Last Saturday, no one outside of St. Louis knew Ferguson, Missouri, existed — until Michael Brown was shot and killed by a police officer. Details remain sketchy. Witnesses say Brown was not confrontational with the officer. The police say otherwise and on Friday released a video of someone believed to be Brown stealing cigars from a convenience store. Brown was 18 years old, set to start college in a matter of days and had no prior criminal record. Now he's dead at the hands of a white police officer, and the Ferguson Police Department took five days to release a name and have yet to address what will happen to the officer. The people want answers and they're not getting any.
In the wake of this tragedy, the city of Ferguson found itself on the brink of anarchy. Protests demanding justice for Brown's life were met with hostility from local police and that hostility bred more tension. After one peaceful night once the state highway patrol overtook security, Friday night brought more violence and more looting. Was the looting a one-time fallback into anger over the way the police department handled the release of the video?
This week, there were two very different protests happening within city limits. Yes, were are accounts of looting and outbreaks of civilian violence. Those incidents were met with rubber bullets and tear gas. There were also groups of mostly peaceful protestors, exercising their rights and holding court on the streets, demanding justice in no uncertain terms. Those people, angry at the situation in which Brown is far from the only person of color to be treated more harshly than his Caucasian counterpart, were being met with a similar response. Earlier in the week, a lone bottle was flung at cops in riot gear atop armored vehicles. No damage was done, but tear gas filled the street like the entire city block was on fire.
Even more disconcerting: There were MRAPs (Mine-Resistant Ambush Protected vehicles) in the streets of middle America, and they arrived before the National Guard showed up. Why does a police force in a suburban St. Louis town need such heavy machinery? Why would any police department need such equipment, especially one that, according to reports from local news affiliates, has already shown extreme hatred and prejudice toward its African-American citizens?
Ferguson PD remains adamant that everything they've done was within the law. But what law were they using? And how can we hold them to task with those claims when they spent the better part of a week stopping the press at the city limits and turning them around?
During the madness, a story unfolded on Twitter as two reporters, Wesley Lowery and Ryan Reilly, were arrested for "trespassing" when a SWAT team descended upon a local McDonald's where the men were eating lunch and filing stories. A SWAT team? In a McDonald's? Either someone was salty over a flubbed drive-thru order or they were specifically targeting the press. Hours later, after being booked and put in jail, the reporters were released with no explanation. According to The Washington Post's Lowery, an officer told them they should consider it a "favor" from the chief that they were released.
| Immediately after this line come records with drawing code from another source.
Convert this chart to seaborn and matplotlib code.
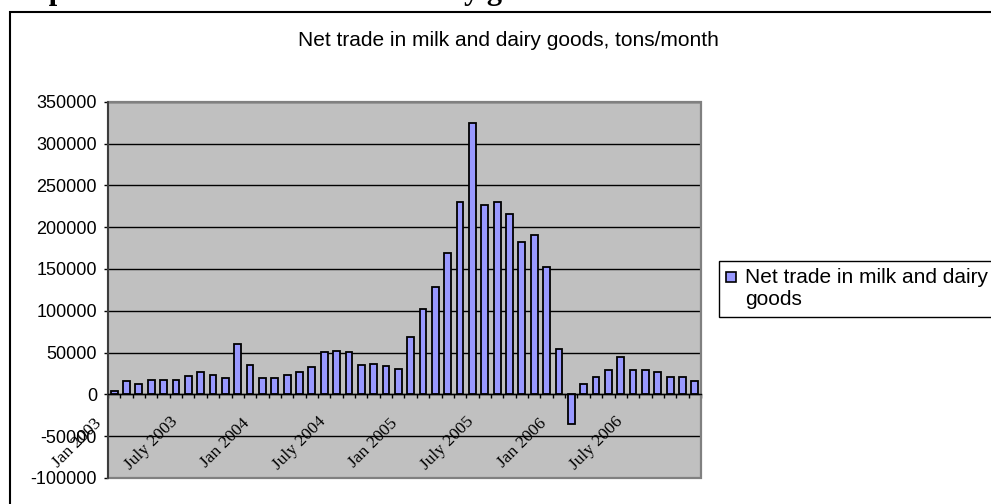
import matplotlib
matplotlib.use("Agg")
import matplotlib.pyplot as plt
from matplotlib.patches import Rectangle
from matplotlib.legend_handler import HandlerPatch
from matplotlib.transforms import ScaledTranslation
import numpy as np
import pandas as pd
import seaborn as sns

# Monthly net trade in milk and dairy goods, tons/month (Jan 2003 - Dec 2006)
month_names = ["Jan", "Feb", "Mar", "Apr", "May", "June",
               "July", "Aug", "Sep", "Oct", "Nov", "Dec"]
years = [2003, 2004, 2005, 2006]
net_trade = [
    4000, 16000, 12000, 17000, 17000, 17000, 21500, 27000, 23500, 19500, 60000, 35000,
    19500, 19500, 23500, 27000, 33000, 50600, 52000, 50600, 34700, 36700, 33500, 30700,
    68500, 101600, 128700, 169000, 229500, 324000, 226000, 229500, 216000, 181700, 190800, 151800,
    54600, -36000, 13000, 21000, 29000, 44600, 29000, 29000, 27000, 21000, 21000, 15500,
]
tick_labels = ["Jan 2003", "July 2003", "Jan 2004", "July 2004",
               "Jan 2005", "July 2005", "Jan 2006", "July 2006"]
y_ticks = [-100000, -50000, 0, 50000, 100000, 150000, 200000, 250000, 300000, 350000]

series_name = "Net trade in milk and dairy goods"
months = [f"{m} {y}" for y in years for m in month_names]
df = pd.DataFrame({"month": months, "tons": net_trade})

plt.rcParams["axes.unicode_minus"] = False
plt.rcParams["font.family"] = ["Liberation Sans", "DejaVu Sans"]

W, H = 991, 504
fig = plt.figure(figsize=(W / 100, H / 100), dpi=100)
fig.patch.set_facecolor("white")

# plot area in pixel coordinates
x0, x1, ytop, ybot = 108, 701, 101.7, 478
ax = fig.add_axes([x0 / W, 1 - ybot / H, (x1 - x0) / W, (ybot - ytop) / H])
ax.set_facecolor("#C0C0C0")

bar_color = "#9999FF"
sns.barplot(data=df, x="month", y="tons", color=bar_color, saturation=1,
            edgecolor="black", linewidth=1.3, width=0.55, ax=ax, zorder=3)

ax.set_xlim(-0.5, len(months) - 0.5)
ax.set_ylim(y_ticks[0], y_ticks[-1])
ax.set_xlabel("")
ax.set_ylabel("")

# horizontal gridlines
ax.set_yticks(y_ticks)
ax.set_yticklabels([str(v) for v in y_ticks], fontsize=13, color="black")
ax.yaxis.grid(True, color="black", linewidth=1)
ax.xaxis.grid(False)
ax.set_axisbelow(True)

# category axis sits on the zero line
ax.spines["bottom"].set_position(("data", 0))
ax.spines["bottom"].set_color("black")
ax.spines["bottom"].set_linewidth(1)
ax.spines["bottom"].set_zorder(4)
ax.spines["left"].set_color("#303030")
ax.spines["left"].set_linewidth(1.2)
ax.spines["top"].set_visible(False)
ax.spines["right"].set_visible(False)

label_pos = [months.index(("July" if lbl.startswith("July") else "Jan") + " " + lbl.split()[1])
             for lbl in tick_labels]
ax.set_xticks(label_pos)
ax.set_xticklabels(tick_labels, rotation=45, ha="center", va="center",
                   rotation_mode="anchor", fontsize=12.5,
                   family=["Liberation Serif", "DejaVu Serif"])
ax.set_xticks(np.arange(-0.5, len(months), 1), minor=True)
ax.tick_params(axis="x", which="major", length=0, pad=0)
ax.tick_params(axis="x", which="minor", length=3, width=1, color="black", direction="out")
ax.tick_params(axis="y", which="major", length=3, width=1, color="black", direction="out", pad=5)

# slanted month labels sit down and to the left of their bars
shift = ScaledTranslation(-37 / 100, -49 / 100, fig.dpi_scale_trans)
for lbl in ax.get_xticklabels():
    lbl.set_transform(lbl.get_transform() + shift)

# gray border round the plot area
ax.add_patch(Rectangle((0, 0), 1, 1, transform=ax.transAxes, fill=False,
                       edgecolor="#808080", linewidth=1.6, clip_on=False, zorder=2))

# chart title
fig.text(508 / W, 1 - 41 / H, "Net trade in milk and dairy goods, tons/month",
         ha="center", va="center", fontsize=15, color="black")

# legend with the square key beside the first text line
def top_square(legend, orig_handle, xdescent, ydescent, width, height, fontsize):
    size = 0.48 * fontsize
    return Rectangle((-xdescent, -ydescent + 0.6 * fontsize), size, size)

key = Rectangle((0, 0), 1, 1, facecolor=bar_color, edgecolor="black", linewidth=1.2)
leg = ax.legend(handles=[key], labels=["Net trade in milk and dairy\ngoods"],
                loc="upper left", bbox_to_anchor=(719 / W, 1 - 261 / H),
                bbox_transform=fig.transFigure, fontsize=15, frameon=True,
                fancybox=False, edgecolor="black", framealpha=1, borderaxespad=0,
                borderpad=0.35, handlelength=0.48, handleheight=0.48, handletextpad=0.43,
                labelspacing=0.2,
                handler_map={Rectangle: HandlerPatch(patch_func=top_square)})
leg.get_frame().set_linewidth(1)

# outer chart frame
fig.add_artist(Rectangle((10 / W, -0.2), 1.5, 1 - 12 / H + 0.2, transform=fig.transFigure,
                         fill=False, edgecolor="black", linewidth=1.5))

# document caption above the chart (only its descenders fall inside the page)
fig.text(-4 / W, 1 + 0.5 / H, "Graph 1. Net trade in milk and dairy goods",
         ha="left", va="baseline", fontsize=22, fontweight="bold",
         family=["Liberation Serif", "DejaVu Serif"])

fig.savefig("out.png", dpi=100)
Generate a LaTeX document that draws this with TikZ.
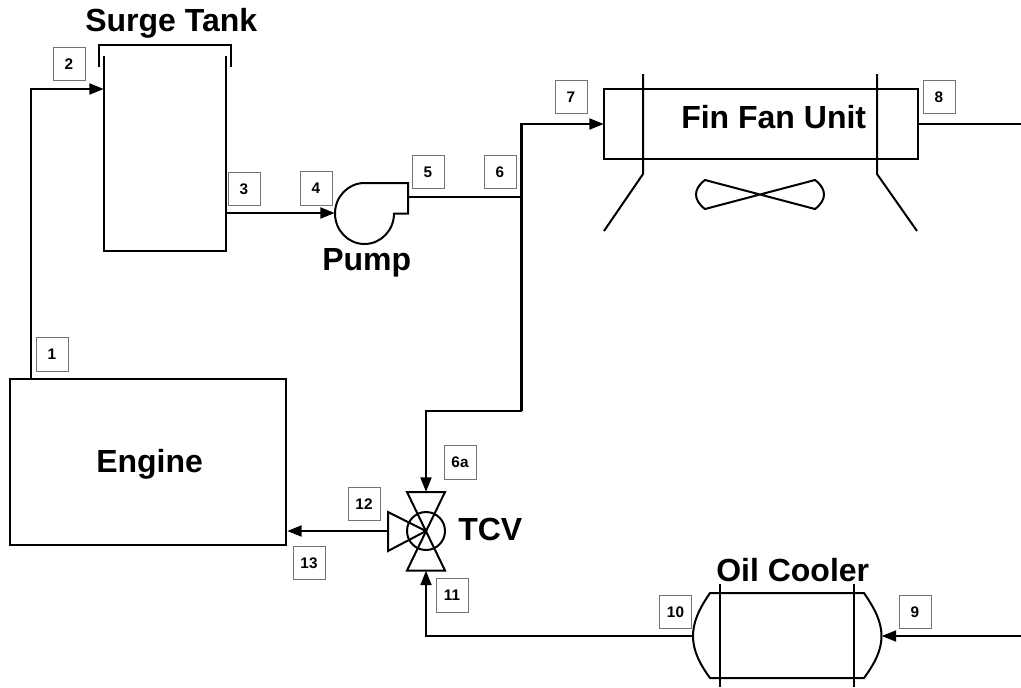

Racism is still clearly alive and well in Ferguson and beyond. According to USA Today, while African Americans only make up two-thirds of the Ferguson population, they make up nine out of 10 arrests. This needs to be addressed, but is it possible we have an even bigger issue on our hands?
America has had a rough decade, and we're having a hard time dealing properly with the anger caused by burst housing bubbles, decade-long wars and all the rampant intolerance in our country. However, all things considered, things are supposed to be better. After all, bathrooms aren't segregated and no one is being lynched because of skin color or sexuality; our troops are home (for now); employment is on an upswing. But we're still angry, still frustrated. And we seem to have no idea how to deal with it.
Proof of that inability to handle our emotions is on every newscast, in every domestic violence report. From Sandy Hook Elementary to Santa Monica College and everywhere in between, we've witnessed an unleashing of anger. Of course, this harkens back to our continued calls for a better mental health program. There's still a trend of aggression plaguing our country.
We are a nation made up of passionate ancestry, overrun with things worthy of being bitter about. We are severely polarized politically. We are being browbeaten by both Murphy's Law and, apparently, martial law. Life feels infinitely worse than we thought it would be when we looked ahead 15 or 10 years ago, and that's worthy of frustration and anger.
But we need to get our act together. We need to remember conflict resolution class, remember that things used to be worse and yet our police forces did just fine without armored vehicles and while under the watchful eye of our nation's media. We need to let Ferguson be a lesson in how not to deal with our anger and not a foreshadowing of what's to come.